In einem Gespräch mit dem Evangelischen Pressedienst (epd) betonte sie, der von Präsident Putin begonnene Krieg gegen das Nachbarland sei "einfach schrecklich". Vor der Preisverleihung ergänzte sie: "Russland führt diesen Krieg wider jede Vernunft."
Die Verleihung des Erich-Maria-Remarque-Friedenspreises ehre sie sehr, "besonders in der jetzigen Zeit", sagte Ulitzkaja, deren Werke in 17 Sprachen übersetzt wurden. Allerdings habe sie der politische Hintergrund bei den verschiedenen literarischen Preisen, die sie schon erhalten habe, nie vorrangig beschäftigt. "Russland hat immer wieder größere und kleinere Kriege geführt, ob in Afghanistan, Tschetschenien oder im Kaukasus. Ich schreibe meine Bücher unabhängig davon."

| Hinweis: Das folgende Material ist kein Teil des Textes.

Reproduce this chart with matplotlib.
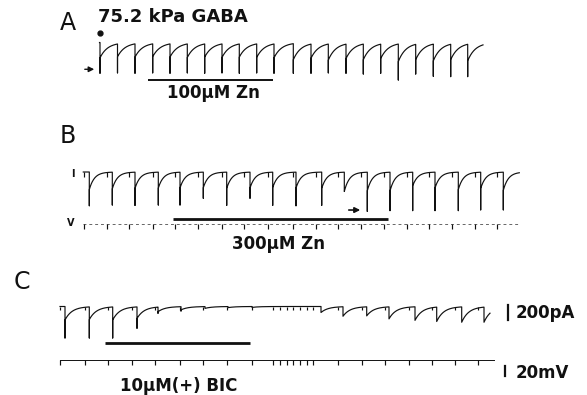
import numpy as np
import matplotlib
matplotlib.use("Agg")
import matplotlib.pyplot as plt

# ---- data (time in s, current in pA, voltage in mV) ----
# A: 75.2 kPa GABA, 100uM Zn
a_stim = [0.0, 1.75, 3.5, 5.27, 7.0, 8.73, 10.47, 12.2, 13.93, 15.67, 17.4,
          19.33, 21.1, 22.83, 24.6, 26.33, 28.07, 29.83, 31.57, 33.33, 35.07, 36.77]
a_peak = [205, 190, 195, 190, 195, 200, 195, 200, 195, 200, 205,
          230, 210, 235, 215, 230, 215, 255, 230, 245, 230, 245]
a_artifact = [410, 405, 410, 405, 410, 405, 410, 405, 410, 405, 410,
              410, 410, 405, 410, 420, 410, 500, 420, 450, 455, 455]
a_end = 38.3
a_zn = (4.8, 17.3)

# B: I and V, 300uM Zn
b_stim = [-1.07, 1.23, 3.5, 5.83, 8.0, 10.33, 12.67, 15.0, 17.27, 19.6,
          22.17, 24.43, 26.73, 29.0, 31.27, 33.5, 35.83, 38.07, 40.33]
b_peak = [235, 225, 220, 215, 215, 210, 220, 215, 210, 215,
          220, 260, 250, 255, 185, 215, 235, 220, 245]
b_artifact = [450, 440, 445, 440, 440, 350, 445, 350, 445, 450,
              445, 260, 525, 515, 515, 515, 515, 505, 505]
b_vstep = [-1.56, 0.7, 2.93, 5.27, 7.5, 9.83, 12.17, 14.4, 16.83, 19.25,
           21.6, 23.83, 26.1, 28.4, 30.67, 32.93, 35.23, 37.5, 39.73]
b_start, b_end = -1.67, 41.93
b_zn = (7.3, 28.8)
b_arrow = (24.6, 26.3)

# C: I and V, 10uM (+) bicuculline
c_stim = [-3.5, -1.07, 1.27, 3.7, 5.8, 8.1, 10.5, 12.8, 15.2,
          22.1, 24.3, 26.67, 28.9, 31.5, 33.67, 36.17, 38.4]
c_peak = [180, 175, 180, 160, 70, 45, 25, 15, 12,
          80, 130, 125, 165, 185, 200, 210, 210]
c_artifact = [420, 420, 420, 290, 90, 60, 25, 15, 12,
              80, 130, 125, 165, 185, 200, 210, 210]
c_vstep = [-4.0, -1.5, 0.83, 3.17, 5.5, 8.0, 10.33, 12.67, 15.17, 17.33,
           18.0, 18.67, 19.33, 20.0, 20.67, 21.33, 23.83, 26.17, 28.5,
           30.85, 33.17, 35.5, 37.83]
c_start, c_end = -4.0, 39.0
c_v_end = 39.4
c_bic = (0.5, 15.0)

notch_pa = 65      # small current blip at each voltage step
vstep_mv = 9       # size of the voltage deflections
bar_pa = 200
bar_mv = 20

# ---- layout ----
W, H = 587, 395
PA_PX = 200 / 15.0
MV_PX = 2.0
T0_PX, PX_S = 100, 10.0

fig = plt.figure(figsize=(W / 100, H / 100), dpi=100)
plt.rcParams["font.family"] = ["DejaVu Sans"]


def band(top, bottom, zero, per_px):
    ax = fig.add_axes([0, 1 - bottom / H, 1, (bottom - top) / H])
    ax.set_xlim(-T0_PX / PX_S, (W - T0_PX) / PX_S)
    ax.set_ylim(-(bottom - zero) * per_px, (zero - top) * per_px)
    ax.axis("off")
    return ax


def trace(stim, peak, art, t_start, t_end, tau, n=50):
    ts, ys = [t_start, stim[0]], [0.0, 0.0]
    for i, t0 in enumerate(stim):
        t1 = stim[i + 1] if i + 1 < len(stim) else t_end
        ts += [t0, t0]
        ys += [-art[i], -peak[i]]
        seg = np.linspace(t0, t1, n)[1:]
        ts += list(seg)
        ys += list(-peak[i] * np.exp(-(seg - t0) / tau))
    return ts, ys


def ftext(x, y, s, **kw):
    fig.text(x / W, 1 - y / H, s, **kw)


lab = dict(fontsize=12, fontweight="bold", color="#111111")
lw = 0.85
k = "#111111"

# panel A
axA = band(0, 125, 42.5, PA_PX)
t, y = trace(a_stim, a_peak, a_artifact, -0.05, a_end, 0.75)
axA.plot(t, y, color=k, lw=lw)
axA.plot([a_stim[0]], [123], "o", color=k, ms=3.5)
axA.annotate("", xy=(-0.3, -357), xytext=(-1.8, -357),
             arrowprops=dict(arrowstyle="-|>", color=k, lw=1.0, mutation_scale=8))
axA.plot(a_zn, [-500, -500], color=k, lw=1.4, solid_capstyle="butt")

# panel B
axBi = band(125, 214, 172, PA_PX)
axBv = band(214, 262, 224, MV_PX)
t, y = trace(b_stim, b_peak, b_artifact, b_start, b_end, 0.5)
axBi.plot(t, y, color=k, lw=lw)
axBi.vlines(b_vstep, -notch_pa, 0, color=k, lw=lw)
axBv.plot([b_start, b_end], [0, 0], color="#666666", lw=0.7, ls=(0, (3, 3)))
axBv.vlines(b_vstep, -vstep_mv, 0, color=k, lw=lw)
axBv.plot(b_zn, [10, 10], color=k, lw=2.0, solid_capstyle="butt")
axBi.annotate("", xy=(b_arrow[1], -507), xytext=(b_arrow[0], -507),
              arrowprops=dict(arrowstyle="-|>", color=k, lw=1.2, mutation_scale=8))

# panel C
axCi = band(262, 352, 306.5, PA_PX)
axCv = band(352, 395, 360, MV_PX)
t, y = trace(c_stim, c_peak, c_artifact, c_start, c_end, 0.7)
axCi.plot(t, y, color=k, lw=lw)
axCi.vlines(c_vstep, -notch_pa * 0.8, 0, color=k, lw=lw)
axCv.plot([c_start, c_v_end], [0, 0], color=k, lw=0.7)
axCv.vlines(c_vstep, -vstep_mv, 0, color=k, lw=lw)
axCi.plot(c_bic, [-493, -493], color=k, lw=2.0, solid_capstyle="butt")

# scale bars
axCi.plot([40.8, 40.8], [20, 20 - bar_pa], color=k, lw=1.6)
axCv.plot([40.5, 40.5], [-11, -11 - bar_mv], color=k, lw=1.6)

# text
ftext(60, 30, "A", fontsize=17, color=k)
ftext(60, 143, "B", fontsize=17, color=k)
ftext(14, 289, "C", fontsize=17, color=k)
ftext(98, 21.7, "75.2 kPa GABA", ha="left", va="baseline",
      fontsize=13, fontweight="bold", color=k)
ftext(213, 98.5, "100\u00b5M Zn", ha="center", va="baseline", **lab)
ftext(279, 249, "300\u00b5M Zn", ha="center", va="baseline", **lab)
ftext(179, 391, "10\u00b5M(+) BIC", ha="center", va="baseline", **lab)
ftext(516, 318, "200pA", ha="left", va="baseline", **lab)
ftext(516, 378, "20mV", ha="left", va="baseline", **lab)
ftext(72.5, 174, "I", ha="center", va="center", fontsize=7, fontweight="bold", color=k)
ftext(71, 223, "V", ha="center", va="center", fontsize=7, fontweight="bold", color=k)

fig.savefig("out.png", dpi=100)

Die studierte Biologin und Genetikerin beklagte die allgemeine Neigung des Menschen zu Aggressionen. Der vernunftbegabte Mensch sei offenbar nicht vernunftbegabt genug, um sein Überleben auf der Erde zu sichern. "Die gesamte Menschheitsgeschichte besteht aus unzähligen Kriegen der Völker gegeneinander. Ich wurde während des Zweiten Weltkriegs geboren, und nun ist auch das Ende meines Lebens leider vom Krieg überschattet."
Schriftsteller und andere Intellektuelle könnten die politischen Ereignisse heutzutage kaum beeinflussen. Sie seien eher Zeugen und Chronisten. "Die Welt wird nicht von Intellektuellen beherrscht, sondern von selbstsüchtigen, machthungrigen und kleingeistigen Menschen."
Die seit gut einem Jahr in Berlin lebende Preisträgerin sprach sich für die Einrichtung eines Kontrollgremiums der internationalen Gemeinschaft aus, das aggressive Bestrebungen einzelner Staaten blockiere, sobald sie aufkeimten. Die nach dem Zweiten Weltkrieg aufgebauten internationalen Organisationen würden bisher ihren Aufgaben nicht immer gerecht. "Ich halte eine solche internationale Kontrolle aber für dringend notwendig."
Die Autorin von Werken wie "Sonetschka", "Jakobsleiter" oder "Medea und ihre Kinder" sagte, die Buchhandlungen in Russland hätten ihre Bücher aus den Schaufenstern und von den Büchertischen entfernen und in Packpapier einwickeln müssen. Sie würden aber weiter verkauft. Bedrohungen irgendwelcher Art habe sie bisher nicht erfahren.
Dass der Träger des Sonderpreises, der ukrainische Zeichner Sergiy Maidukov, nicht mit ihr gemeinsam an der Preisverleihung teilnehmen wollte, quittierte Ulitzkaja mit Bedauern: "Es tut mir sehr leid, dass Sergiy Maidukov aufgrund der jetzigen Situation nicht bei der Preisverleihung anwesend sein kann."